ここで重要なことは、新たに設備を導入する、新規採用して人員を増やすなど資金を投入する対策ではないという点。あくまでも、現在の設備や人員数、労働者が持っている能力を最大限に引き出すことにフォーカスします。
③ボトルネックに合わせる
第3ステップでは、ボトルネック以外のリソースなどをボトルネックと同様にコントロールしていきます。たとえば製造工程の場合、ボトルネックが処理できる量だけ資材を投入し、ボトルネック以外の工程は稼働させません。
これまでボトルネックとなっていた工程を解消しながら、それ以外の工程の稼働率を上げるやり方をやめて、全工程の能力を同期させてバランスを取るのです。
とはいえ、簡単にできるものではありません。「ボトルネックに合わせる」は、5段階ステップのうち、最も難しいステップとされています。
④ボトルネックを改善
第4ステップでは、お金を使う対策を含めてボトルネックを改善する方法を決めていきます。第2ステップでは新たな設備や人員を増やさずに、今ある能力を徹底的に活用してボトルネックを改善してきました。

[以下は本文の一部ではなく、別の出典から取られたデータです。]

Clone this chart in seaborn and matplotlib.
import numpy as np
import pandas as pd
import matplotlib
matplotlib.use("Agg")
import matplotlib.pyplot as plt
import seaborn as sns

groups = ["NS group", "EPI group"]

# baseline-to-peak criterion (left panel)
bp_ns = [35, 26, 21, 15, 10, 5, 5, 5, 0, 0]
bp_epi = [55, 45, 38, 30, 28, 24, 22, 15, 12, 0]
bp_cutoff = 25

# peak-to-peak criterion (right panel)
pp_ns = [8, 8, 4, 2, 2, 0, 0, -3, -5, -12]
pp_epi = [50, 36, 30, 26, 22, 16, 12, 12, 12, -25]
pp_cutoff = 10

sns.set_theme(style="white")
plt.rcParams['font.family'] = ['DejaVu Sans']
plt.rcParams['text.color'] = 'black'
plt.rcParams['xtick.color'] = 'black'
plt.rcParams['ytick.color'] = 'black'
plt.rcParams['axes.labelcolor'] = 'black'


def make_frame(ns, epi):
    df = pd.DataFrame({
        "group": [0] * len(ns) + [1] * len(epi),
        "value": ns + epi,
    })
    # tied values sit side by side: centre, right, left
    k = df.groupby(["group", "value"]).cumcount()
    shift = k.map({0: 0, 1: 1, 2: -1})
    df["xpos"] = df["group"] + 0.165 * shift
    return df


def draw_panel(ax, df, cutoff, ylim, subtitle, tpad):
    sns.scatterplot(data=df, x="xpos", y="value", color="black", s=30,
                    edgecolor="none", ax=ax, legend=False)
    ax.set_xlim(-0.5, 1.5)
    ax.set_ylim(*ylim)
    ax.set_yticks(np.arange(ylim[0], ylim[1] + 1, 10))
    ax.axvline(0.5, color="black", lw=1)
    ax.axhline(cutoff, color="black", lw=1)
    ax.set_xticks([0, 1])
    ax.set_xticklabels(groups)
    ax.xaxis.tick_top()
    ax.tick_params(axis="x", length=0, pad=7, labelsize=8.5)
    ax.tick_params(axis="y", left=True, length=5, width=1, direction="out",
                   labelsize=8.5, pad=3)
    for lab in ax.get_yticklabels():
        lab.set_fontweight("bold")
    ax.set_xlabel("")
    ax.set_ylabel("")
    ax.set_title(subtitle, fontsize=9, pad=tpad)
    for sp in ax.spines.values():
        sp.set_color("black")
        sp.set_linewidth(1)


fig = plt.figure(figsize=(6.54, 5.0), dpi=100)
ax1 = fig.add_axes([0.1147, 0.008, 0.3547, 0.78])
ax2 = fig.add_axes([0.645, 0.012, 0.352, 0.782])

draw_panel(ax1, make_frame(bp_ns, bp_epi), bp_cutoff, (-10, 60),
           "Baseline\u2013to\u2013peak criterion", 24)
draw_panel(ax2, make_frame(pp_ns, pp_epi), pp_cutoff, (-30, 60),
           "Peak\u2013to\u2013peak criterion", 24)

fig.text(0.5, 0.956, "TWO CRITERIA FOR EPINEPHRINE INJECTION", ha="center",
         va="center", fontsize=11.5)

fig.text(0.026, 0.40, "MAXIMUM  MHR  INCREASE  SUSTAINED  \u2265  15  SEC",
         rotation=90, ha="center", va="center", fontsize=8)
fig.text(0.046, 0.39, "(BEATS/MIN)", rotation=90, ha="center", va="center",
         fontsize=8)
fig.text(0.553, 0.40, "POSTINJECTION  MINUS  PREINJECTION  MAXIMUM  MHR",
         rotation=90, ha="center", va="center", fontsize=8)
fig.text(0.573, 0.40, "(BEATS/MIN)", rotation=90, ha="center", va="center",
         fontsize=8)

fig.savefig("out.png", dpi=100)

しかしそれでもボトルネックが変わらない、やるべきことは十分に行った、これ以上は限界だと判断できる場合もあるでしょう。
そのとき初めて、新規設備の導入や遊休設備の改造など設備増強、優れた人材を採用するなどお金を使った対策を行い、ボトルネックの改善を進めていくのです。
⑤1から繰り返していく
いよいよ最後のステップです。第5ステップでは、今まで進めてきたボトルネックとなっていた工程がどのように改善されたのかを判断しながら、再度第1ステップから第5ステップまでを繰り返します。
また、第4ステップでボトルネックとなっていた工程が改善し能力が向上した場合、制約工程が変わることもあり得ます。改善に向けて進めてきたことが崩れないよう、次のボトルネック解消に向け、再度、再度第1ステップから第5ステップまでを行っていくのです。